I imagine this route is pretty tame in the summer time but the recent snowfall had left accumulations of one to three feet which made our excursion much more difficult.  It also made everything around us quite lovely and meant we had the whole ridge and summit to ourselves.  This never happens on Sawatch 14ers during the tourist season so I was quite happy about the snow.

We spent quite a bit of time on the ridge and passed through several false summits before coming to a moderately corniced section.  After this section a series of towers prevented easy passage and we made our way down and around the first few.  There were several points where the slopes below us were maybe 30-35 degrees and this added a fun element of spice to the trip.  We made our way down from the ridge, past the first towers, and over terrain which went from two foot deep snow to exposed scree.

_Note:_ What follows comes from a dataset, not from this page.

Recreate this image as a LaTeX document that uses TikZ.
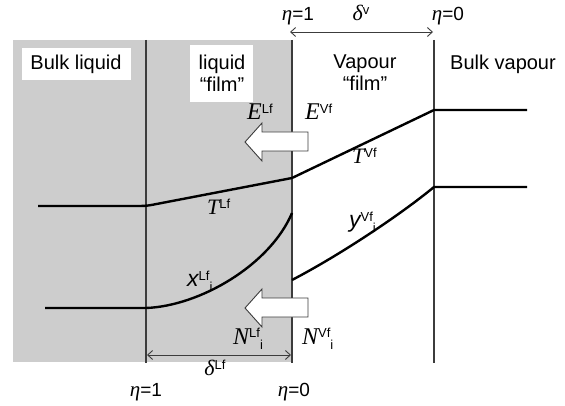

Jen & Colette On The Ridge

Jen & Colette Passing The Final Towers

After a bit of traversing we came to a clear point in the snow where we were able to head right up 30 degree snow to the summit.  Snow climbing in September was quite a treat.

The Last Push

We finally arrived on the summit at 2:00. The weather was absolutely perfect and we spent about 30 minutes eating, chatting, and enjoying the views. We had originally planned on trying Emerald and Iowa but the snow had made the whole excursion challenging enough that we all felt that we had enough for the day.  We also unanimously vetoed going back the way we came as it would take hours.  It looked like the easiest way down was to descend to the saddle between Missouri and Iowa so we opted for this route.

From The Summit

Once we reached the saddle we carefully traversed diagonally down the slopes to a point where there were no rocks in front of us and glissaded the rest of the way. The slopes probably reached 35 to 40 degrees but the snow was good enough that we didn't need axes (although we had them). Unfortunately the glissade ended to soon and we had to posthole through  quite a bit of stuff before reaching the descent from the basin.  This part proved to be the crux of the day as the terrain was to snowy to see the rocks underneath but not snowy enough to prevent a lot of banged shins and knees on the way out.

Glissading Down

Heading Out

When we reached the end of the basin where we were to descend into the trees we saw three people coming back down from the ridge.  It felt good to be the only group that didn't turn the climb that day.  The descent through the trees was pretty annoying as much of the snow had melted out leaving tons of mud.  Mud is never fun on steep, slippery descents.  We made it back to the truck around 4:30 and headed out.  I snapped a quick picture of the stream before crossing it again.  I also took a picture of the poor beavers whose damn I had destroyed.  On the way out I noticed that the whole population of trees had been pretty much decimated  but there were still enough for the beavers to rebuild.  I felt bad about driving over their damn but I'm not sure where else I could have gone (although  I did manage a little junction which avoided to much new damage on the way out).  

All in all it was a very fun and rewarding day.  Colette is a medical student about to be assigned to her residency so hopefully she and her husband are able to be placed in Denver.  It is always nice to have interesting partners to climb with.  Chris was, as usual, a very fun partner and I thank him for breaking trail.